La democracia no se agota en las elecciones, ni se reduce al discurso, ni es palabrería vana. Es, ante todo, tolerancia, generosidad para admitir que el “otro” tiene derecho a hablar, a discrepar, a proponer, y que, a lo mejor, tiene razón. Es la posibilidad de entender que la verdad no es patrimonio de una persona, ni de un partido o movimiento; que la política y el poder no son religión, y que las doctrinas no son dogmas.
Democracia implica practicar aquello de que ciudadanía es dignidad y no obediencia. Que la sociedad no está hecha de la uniformidad de los sometidos ni de la alabanza de los adeptos, y que, esencialmente, es diversidad de pensamiento. Que la República no es unanimidad, al contrario, que es diferencia en las visiones sobre los temas de interés público. Que es la posibilidad de hablar, escribir, soñar o proponer lo distinto. Democracia es admitir y respetar la libertad de pensamiento y de expresión, como medios para crear “opinión informada”, que es precisamente lo opuesto a la opinión inducida.
Paradójicamente, la democracia liberal, tiene parentesco con las herejías. Es una herejía frente al poder. Así nació en los tiempos del absolutismo que era dueño de la verdad, de las haciendas y de las vidas. El autoritarismo, y todos los “ismos” que le rodean, al contrario, son hijos de la extrema ortodoxia, del dogmatismo y de la intransigencia, que no es mérito, sino esencial y peligroso defecto, porque transforma al poder en adversario de las personas, y al pueblo en materia prima de cuantos ensayos se han intentado para construir “la felicidad” desde la negación de la libertad.

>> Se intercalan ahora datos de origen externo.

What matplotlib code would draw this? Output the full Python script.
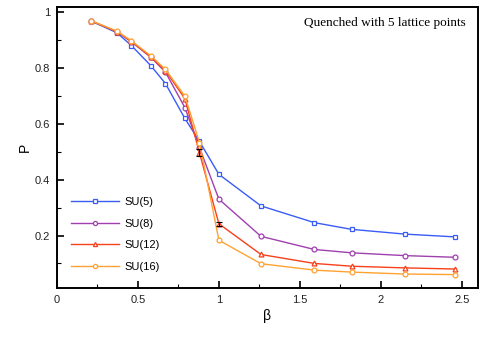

La “salvación del pueblo” y la “felicidad de la gente” han sido, desde los viejos tiempos de Maquiavelo, algunos argumentos inventados para legitimar, y perpetuar, la dominación. Y han sido fórmulas de la alquimia política destinadas a convencer de que la libertad es derecho prescindible y transable, a cambio de los dones que ofrece el poder. El punto central del debate –si semejante posibilidad aún sobrevive- es ese: las libertades y sus riesgos, o la seguridad y sus silencios; los incómodos derechos y la obligación de respetarlos, o la paz del sepulcro.

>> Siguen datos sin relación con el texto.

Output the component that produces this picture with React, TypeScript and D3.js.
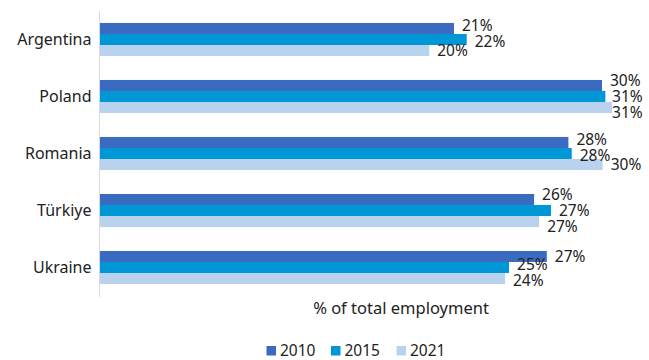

La democracia, si se la mira más allá de la simplificación de las elecciones, y con distancia de las deformaciones plebiscitarias, resulta tema complicado, lleno de riesgos y problemas, porque, enfocada desde la riqueza espiritual que agregó a ella el liberalismo, surge, inevitable y perturbador, el asunto de la tolerancia, que contrasta con los visiones monopólicas y excluyentes que apuntan a inaugurar, sin discrepancia y solo con unanimidades, el nuevo modelo, el nuevo pensamiento y, en el colmo de la audacia, el “nuevo hombre”, hecho a imagen y semejanza de las doctrinas que atraviesan las simplificaciones de la propaganda y las abdicaciones de los “intelectuales”.